Print, please, exactly and only the lines between the line holding "Emit a Python" and the line holding "from matplotlib.patches import Circle", inclusive, omitting any pictures.

--- begin Provided information ---

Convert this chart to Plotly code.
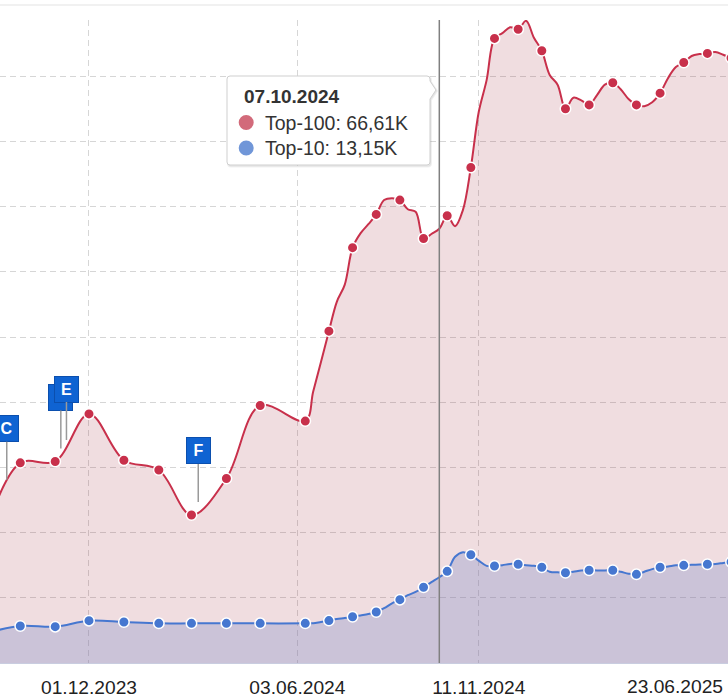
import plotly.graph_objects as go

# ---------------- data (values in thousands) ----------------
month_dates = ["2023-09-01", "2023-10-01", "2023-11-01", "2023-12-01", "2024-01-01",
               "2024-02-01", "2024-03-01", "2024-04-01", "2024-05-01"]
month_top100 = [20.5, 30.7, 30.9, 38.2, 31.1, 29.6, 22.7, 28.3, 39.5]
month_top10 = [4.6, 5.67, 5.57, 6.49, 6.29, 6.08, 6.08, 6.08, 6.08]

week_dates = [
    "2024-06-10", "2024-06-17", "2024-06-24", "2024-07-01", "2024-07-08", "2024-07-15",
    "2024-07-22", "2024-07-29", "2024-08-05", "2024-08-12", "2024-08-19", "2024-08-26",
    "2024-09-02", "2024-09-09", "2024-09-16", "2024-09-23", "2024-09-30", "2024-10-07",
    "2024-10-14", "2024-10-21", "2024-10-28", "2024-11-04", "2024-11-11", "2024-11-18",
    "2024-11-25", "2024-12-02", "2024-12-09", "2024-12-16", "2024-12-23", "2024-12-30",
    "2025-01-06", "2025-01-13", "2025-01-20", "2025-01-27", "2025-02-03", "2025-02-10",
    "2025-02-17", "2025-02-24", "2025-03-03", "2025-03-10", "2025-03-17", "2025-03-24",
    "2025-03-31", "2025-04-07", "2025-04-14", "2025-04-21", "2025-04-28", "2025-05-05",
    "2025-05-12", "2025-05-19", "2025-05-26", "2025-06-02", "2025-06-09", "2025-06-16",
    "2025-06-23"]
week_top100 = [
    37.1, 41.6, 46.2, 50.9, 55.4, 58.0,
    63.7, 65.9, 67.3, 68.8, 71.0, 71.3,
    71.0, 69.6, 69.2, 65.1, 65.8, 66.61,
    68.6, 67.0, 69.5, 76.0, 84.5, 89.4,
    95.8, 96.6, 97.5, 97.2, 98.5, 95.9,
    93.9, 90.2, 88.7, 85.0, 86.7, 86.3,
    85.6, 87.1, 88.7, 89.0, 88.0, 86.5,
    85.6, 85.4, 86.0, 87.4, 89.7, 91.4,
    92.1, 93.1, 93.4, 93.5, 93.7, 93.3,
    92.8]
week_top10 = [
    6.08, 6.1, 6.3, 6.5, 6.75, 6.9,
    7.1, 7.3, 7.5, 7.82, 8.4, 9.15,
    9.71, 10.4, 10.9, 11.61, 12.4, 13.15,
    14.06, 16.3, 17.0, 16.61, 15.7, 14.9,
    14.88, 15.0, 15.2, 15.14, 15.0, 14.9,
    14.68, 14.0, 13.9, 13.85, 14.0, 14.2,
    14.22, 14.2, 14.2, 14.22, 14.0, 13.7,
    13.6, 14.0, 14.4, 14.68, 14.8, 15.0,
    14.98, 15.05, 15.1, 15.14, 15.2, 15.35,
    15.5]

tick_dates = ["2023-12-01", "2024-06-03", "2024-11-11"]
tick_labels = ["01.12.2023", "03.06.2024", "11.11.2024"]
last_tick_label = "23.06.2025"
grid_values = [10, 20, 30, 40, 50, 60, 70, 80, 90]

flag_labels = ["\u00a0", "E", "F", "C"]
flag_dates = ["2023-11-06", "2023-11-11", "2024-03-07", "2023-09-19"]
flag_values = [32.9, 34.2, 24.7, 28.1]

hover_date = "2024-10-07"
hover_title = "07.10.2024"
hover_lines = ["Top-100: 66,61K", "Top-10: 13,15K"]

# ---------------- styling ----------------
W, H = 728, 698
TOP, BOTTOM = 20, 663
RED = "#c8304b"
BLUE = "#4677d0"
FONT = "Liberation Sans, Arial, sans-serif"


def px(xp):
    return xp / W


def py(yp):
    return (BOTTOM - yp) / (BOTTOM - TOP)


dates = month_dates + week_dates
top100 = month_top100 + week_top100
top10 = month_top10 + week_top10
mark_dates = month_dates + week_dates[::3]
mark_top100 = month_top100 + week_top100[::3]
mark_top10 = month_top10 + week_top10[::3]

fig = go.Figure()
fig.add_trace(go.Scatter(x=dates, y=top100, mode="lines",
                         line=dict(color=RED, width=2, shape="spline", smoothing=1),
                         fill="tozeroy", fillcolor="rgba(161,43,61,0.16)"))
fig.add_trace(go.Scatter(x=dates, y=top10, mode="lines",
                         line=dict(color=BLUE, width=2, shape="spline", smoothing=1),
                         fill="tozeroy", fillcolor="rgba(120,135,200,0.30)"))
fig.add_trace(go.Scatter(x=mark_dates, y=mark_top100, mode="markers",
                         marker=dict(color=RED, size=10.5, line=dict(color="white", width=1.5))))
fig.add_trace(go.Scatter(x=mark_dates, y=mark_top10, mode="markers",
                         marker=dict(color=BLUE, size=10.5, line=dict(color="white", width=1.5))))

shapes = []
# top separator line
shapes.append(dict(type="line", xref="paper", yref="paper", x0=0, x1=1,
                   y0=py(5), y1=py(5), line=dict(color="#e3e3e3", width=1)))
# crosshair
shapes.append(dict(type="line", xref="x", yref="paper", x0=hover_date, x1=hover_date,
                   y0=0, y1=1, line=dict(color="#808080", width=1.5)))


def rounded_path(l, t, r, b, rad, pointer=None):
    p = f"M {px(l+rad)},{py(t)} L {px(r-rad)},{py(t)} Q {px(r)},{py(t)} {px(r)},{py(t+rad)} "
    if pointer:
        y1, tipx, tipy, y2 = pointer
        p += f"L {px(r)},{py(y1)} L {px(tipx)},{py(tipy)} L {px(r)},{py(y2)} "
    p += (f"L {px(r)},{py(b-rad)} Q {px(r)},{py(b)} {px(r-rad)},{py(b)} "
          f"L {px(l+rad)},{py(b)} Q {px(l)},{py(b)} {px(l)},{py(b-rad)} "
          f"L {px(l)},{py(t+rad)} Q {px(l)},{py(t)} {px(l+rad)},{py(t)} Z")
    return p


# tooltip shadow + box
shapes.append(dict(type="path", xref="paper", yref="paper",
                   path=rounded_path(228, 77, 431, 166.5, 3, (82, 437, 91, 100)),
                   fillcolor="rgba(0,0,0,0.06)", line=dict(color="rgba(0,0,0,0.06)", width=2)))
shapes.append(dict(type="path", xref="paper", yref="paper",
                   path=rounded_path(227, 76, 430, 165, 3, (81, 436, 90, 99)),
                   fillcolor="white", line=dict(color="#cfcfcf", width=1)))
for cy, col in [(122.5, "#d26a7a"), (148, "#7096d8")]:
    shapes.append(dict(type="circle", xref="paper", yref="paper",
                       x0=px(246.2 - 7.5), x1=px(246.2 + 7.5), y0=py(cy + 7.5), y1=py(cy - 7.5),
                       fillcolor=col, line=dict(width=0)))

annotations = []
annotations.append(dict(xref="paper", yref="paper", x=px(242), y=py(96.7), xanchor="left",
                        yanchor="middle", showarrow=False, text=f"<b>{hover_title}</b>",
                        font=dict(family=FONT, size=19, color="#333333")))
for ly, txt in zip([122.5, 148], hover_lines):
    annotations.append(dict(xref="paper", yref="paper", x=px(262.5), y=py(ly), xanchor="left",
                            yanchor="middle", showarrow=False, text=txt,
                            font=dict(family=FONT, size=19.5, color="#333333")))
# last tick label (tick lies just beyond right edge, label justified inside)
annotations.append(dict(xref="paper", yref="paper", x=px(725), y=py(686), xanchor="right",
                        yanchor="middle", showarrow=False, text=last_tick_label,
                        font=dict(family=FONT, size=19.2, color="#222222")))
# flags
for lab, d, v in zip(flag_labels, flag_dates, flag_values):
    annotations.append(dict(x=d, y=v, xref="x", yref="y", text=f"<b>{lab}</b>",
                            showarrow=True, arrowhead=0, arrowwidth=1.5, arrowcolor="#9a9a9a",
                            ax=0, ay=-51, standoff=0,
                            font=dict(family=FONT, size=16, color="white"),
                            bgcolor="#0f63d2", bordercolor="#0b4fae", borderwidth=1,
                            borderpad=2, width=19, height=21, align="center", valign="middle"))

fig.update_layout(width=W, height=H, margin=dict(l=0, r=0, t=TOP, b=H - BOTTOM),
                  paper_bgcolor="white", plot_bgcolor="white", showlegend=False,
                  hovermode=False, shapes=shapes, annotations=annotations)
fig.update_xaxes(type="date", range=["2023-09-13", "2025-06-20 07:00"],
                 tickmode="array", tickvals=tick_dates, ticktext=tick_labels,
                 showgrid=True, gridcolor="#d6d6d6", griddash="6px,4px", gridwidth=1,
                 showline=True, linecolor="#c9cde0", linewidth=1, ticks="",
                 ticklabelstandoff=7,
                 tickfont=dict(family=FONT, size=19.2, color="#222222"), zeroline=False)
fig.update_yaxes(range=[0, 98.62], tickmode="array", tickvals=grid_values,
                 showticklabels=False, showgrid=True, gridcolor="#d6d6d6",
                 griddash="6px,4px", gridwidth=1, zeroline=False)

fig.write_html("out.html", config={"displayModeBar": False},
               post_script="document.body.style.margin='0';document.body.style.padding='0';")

--- end Provided information ---
--- begin Provided information ---

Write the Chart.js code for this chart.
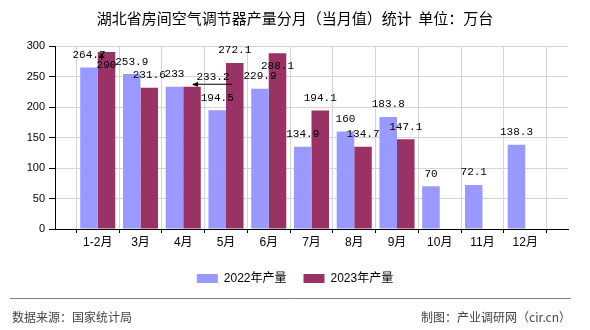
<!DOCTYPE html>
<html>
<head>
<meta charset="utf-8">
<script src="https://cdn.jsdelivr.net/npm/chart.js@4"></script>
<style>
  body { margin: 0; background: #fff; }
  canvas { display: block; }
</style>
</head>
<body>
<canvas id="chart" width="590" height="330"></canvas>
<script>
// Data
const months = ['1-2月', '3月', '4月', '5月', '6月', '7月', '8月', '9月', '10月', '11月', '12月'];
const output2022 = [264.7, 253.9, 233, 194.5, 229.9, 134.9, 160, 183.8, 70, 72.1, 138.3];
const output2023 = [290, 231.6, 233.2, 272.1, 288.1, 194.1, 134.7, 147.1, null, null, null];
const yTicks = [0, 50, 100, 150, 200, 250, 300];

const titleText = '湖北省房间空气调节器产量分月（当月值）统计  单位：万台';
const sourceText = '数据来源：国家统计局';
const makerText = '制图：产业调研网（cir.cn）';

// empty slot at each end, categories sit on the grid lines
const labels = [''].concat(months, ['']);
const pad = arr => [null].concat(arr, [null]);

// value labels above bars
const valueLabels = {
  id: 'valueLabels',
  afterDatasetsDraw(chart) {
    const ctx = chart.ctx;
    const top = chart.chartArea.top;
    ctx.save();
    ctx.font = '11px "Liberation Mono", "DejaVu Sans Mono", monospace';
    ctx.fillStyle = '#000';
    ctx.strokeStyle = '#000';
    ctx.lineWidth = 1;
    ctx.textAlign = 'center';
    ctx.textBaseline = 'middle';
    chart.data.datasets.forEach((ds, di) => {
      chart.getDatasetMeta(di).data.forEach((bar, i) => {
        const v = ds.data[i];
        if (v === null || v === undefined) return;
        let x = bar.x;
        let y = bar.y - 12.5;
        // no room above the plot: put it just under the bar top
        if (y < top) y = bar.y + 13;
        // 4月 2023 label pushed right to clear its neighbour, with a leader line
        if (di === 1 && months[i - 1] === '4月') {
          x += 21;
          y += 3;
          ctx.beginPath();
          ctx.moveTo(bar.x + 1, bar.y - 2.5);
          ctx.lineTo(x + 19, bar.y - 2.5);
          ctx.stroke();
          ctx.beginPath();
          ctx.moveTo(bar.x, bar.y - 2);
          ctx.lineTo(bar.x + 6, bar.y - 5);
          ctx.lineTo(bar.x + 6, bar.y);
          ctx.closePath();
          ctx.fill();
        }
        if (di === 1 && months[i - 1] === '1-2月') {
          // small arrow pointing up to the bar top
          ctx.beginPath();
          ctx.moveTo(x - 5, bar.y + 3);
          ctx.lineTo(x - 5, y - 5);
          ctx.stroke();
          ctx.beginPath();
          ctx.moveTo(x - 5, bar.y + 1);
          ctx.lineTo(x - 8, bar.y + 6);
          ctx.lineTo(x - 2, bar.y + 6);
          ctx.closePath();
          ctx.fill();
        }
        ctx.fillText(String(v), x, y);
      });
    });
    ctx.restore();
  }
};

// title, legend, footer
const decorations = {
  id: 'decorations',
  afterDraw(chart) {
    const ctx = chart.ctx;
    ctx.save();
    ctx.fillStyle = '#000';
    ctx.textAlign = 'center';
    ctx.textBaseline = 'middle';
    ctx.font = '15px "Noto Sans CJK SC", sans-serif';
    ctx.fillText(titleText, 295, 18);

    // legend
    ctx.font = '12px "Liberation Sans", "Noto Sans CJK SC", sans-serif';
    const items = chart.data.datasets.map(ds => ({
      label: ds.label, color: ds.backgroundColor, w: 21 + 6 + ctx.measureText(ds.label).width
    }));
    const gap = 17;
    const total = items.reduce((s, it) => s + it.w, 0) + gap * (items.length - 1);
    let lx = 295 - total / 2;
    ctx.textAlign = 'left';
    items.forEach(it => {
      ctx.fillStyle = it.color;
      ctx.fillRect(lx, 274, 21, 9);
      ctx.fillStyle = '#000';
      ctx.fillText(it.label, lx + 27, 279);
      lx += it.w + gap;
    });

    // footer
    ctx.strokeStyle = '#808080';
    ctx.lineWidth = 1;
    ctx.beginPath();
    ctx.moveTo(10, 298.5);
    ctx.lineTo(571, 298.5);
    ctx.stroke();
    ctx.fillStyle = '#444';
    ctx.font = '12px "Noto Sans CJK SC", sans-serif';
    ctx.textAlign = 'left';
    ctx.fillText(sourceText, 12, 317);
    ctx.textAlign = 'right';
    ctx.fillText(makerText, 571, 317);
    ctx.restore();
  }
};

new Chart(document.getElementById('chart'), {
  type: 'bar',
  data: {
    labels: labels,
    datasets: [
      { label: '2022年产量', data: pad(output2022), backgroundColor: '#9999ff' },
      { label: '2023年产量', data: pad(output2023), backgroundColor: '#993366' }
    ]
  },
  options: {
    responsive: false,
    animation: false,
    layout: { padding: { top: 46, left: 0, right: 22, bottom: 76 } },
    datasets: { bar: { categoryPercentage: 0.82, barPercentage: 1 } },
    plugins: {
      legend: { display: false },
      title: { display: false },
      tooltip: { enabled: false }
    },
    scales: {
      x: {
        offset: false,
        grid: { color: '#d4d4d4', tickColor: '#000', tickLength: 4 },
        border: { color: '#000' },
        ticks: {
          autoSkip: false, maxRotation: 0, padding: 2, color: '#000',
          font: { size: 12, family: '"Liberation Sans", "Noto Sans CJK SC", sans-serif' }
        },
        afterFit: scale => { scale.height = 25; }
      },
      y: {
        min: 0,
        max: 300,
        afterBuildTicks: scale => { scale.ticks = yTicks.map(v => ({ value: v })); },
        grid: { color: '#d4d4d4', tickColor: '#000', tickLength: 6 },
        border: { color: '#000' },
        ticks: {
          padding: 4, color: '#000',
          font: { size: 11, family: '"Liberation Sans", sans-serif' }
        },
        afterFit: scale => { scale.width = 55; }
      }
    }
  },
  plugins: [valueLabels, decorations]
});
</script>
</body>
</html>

--- end Provided information ---
--- begin Provided information ---

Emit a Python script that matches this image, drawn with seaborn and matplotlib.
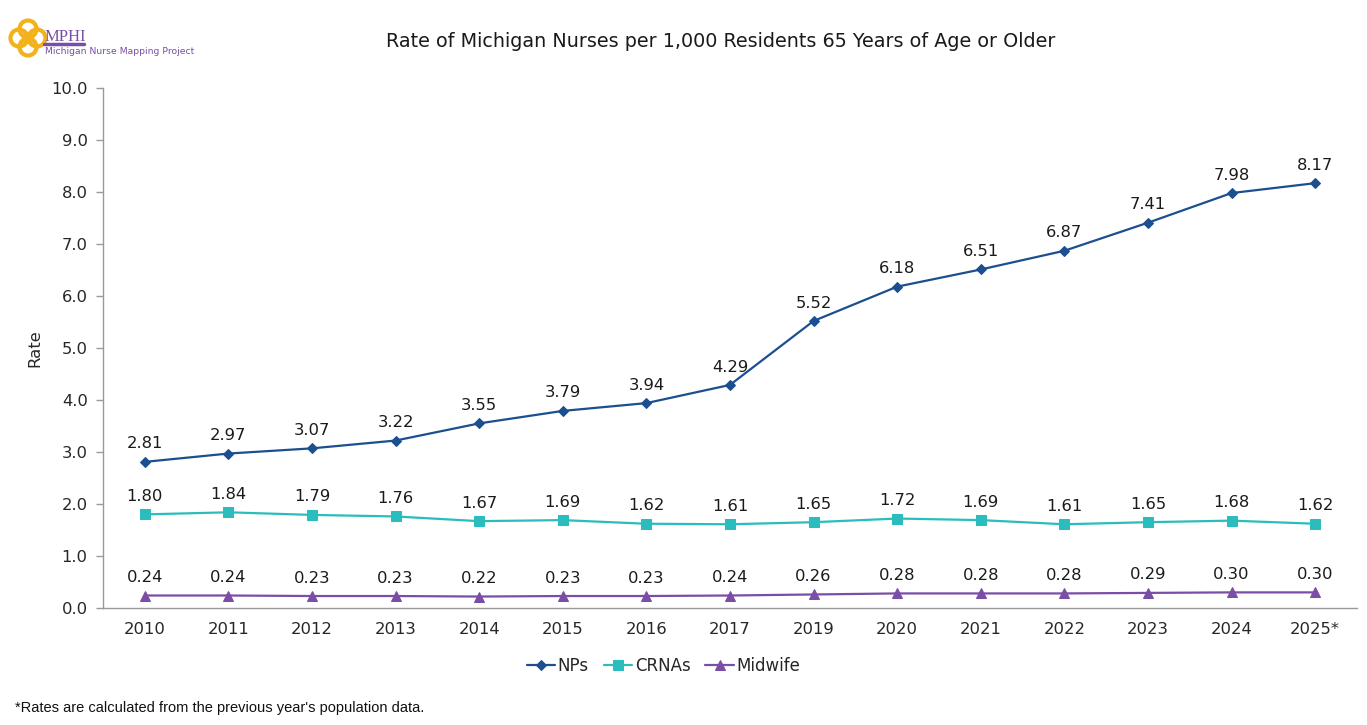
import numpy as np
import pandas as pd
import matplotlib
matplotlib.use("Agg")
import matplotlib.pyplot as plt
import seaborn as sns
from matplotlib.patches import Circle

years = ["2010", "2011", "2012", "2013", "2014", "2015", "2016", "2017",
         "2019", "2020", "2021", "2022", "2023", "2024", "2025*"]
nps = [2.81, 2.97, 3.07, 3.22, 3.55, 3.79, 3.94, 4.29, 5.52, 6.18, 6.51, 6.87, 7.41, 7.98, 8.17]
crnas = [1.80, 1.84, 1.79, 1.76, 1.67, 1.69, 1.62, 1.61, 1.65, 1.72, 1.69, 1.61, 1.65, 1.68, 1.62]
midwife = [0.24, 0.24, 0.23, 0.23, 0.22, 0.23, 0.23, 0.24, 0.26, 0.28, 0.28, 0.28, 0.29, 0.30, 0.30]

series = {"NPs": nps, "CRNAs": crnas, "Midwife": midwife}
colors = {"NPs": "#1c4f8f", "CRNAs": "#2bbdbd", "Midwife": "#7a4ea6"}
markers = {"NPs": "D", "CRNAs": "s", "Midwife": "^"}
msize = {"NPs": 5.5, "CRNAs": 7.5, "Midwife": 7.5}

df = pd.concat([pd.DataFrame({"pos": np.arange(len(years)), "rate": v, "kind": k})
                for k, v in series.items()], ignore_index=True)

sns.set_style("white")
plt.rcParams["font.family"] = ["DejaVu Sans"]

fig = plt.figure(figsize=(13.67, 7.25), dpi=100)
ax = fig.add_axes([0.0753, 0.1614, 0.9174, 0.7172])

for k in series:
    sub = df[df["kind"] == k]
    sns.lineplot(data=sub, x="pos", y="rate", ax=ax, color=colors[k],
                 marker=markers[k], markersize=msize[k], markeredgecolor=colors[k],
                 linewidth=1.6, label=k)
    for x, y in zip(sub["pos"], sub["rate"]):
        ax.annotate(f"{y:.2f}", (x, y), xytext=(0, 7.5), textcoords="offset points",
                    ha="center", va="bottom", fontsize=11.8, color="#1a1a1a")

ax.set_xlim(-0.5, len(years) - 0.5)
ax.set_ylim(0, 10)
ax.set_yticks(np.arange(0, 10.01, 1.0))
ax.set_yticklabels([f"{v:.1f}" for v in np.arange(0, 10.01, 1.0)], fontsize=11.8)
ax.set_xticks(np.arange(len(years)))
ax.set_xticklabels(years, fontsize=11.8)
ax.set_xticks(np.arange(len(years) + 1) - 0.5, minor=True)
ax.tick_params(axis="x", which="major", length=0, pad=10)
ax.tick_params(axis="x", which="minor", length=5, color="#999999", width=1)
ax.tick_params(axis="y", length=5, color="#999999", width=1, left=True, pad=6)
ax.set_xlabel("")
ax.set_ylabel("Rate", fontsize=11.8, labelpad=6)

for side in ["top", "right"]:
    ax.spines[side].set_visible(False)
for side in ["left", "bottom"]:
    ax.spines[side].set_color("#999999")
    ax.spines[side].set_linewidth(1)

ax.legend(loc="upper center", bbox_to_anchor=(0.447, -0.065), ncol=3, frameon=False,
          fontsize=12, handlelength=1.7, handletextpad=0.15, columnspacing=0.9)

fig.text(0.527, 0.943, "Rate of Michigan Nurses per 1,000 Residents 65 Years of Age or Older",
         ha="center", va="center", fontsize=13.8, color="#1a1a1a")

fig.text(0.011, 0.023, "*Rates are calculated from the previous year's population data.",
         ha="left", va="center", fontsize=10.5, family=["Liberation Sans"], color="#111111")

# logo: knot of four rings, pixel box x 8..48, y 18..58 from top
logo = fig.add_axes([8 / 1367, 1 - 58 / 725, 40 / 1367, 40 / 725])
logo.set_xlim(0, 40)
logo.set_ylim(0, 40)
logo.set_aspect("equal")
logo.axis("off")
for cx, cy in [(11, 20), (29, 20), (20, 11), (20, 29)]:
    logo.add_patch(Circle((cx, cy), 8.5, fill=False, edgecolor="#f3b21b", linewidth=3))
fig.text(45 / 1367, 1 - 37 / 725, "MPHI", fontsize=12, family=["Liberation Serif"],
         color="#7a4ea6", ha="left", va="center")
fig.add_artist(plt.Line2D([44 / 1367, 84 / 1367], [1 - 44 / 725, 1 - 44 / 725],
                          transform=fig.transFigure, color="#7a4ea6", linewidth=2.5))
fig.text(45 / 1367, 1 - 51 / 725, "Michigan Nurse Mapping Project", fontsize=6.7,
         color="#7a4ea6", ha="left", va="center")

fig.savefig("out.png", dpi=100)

--- end Provided information ---

**Exercise output:**
Emit a Python script that matches this image, drawn with seaborn and matplotlib.
import numpy as np
import pandas as pd
import matplotlib
matplotlib.use("Agg")
import matplotlib.pyplot as plt
import seaborn as sns
from matplotlib.patches import Circle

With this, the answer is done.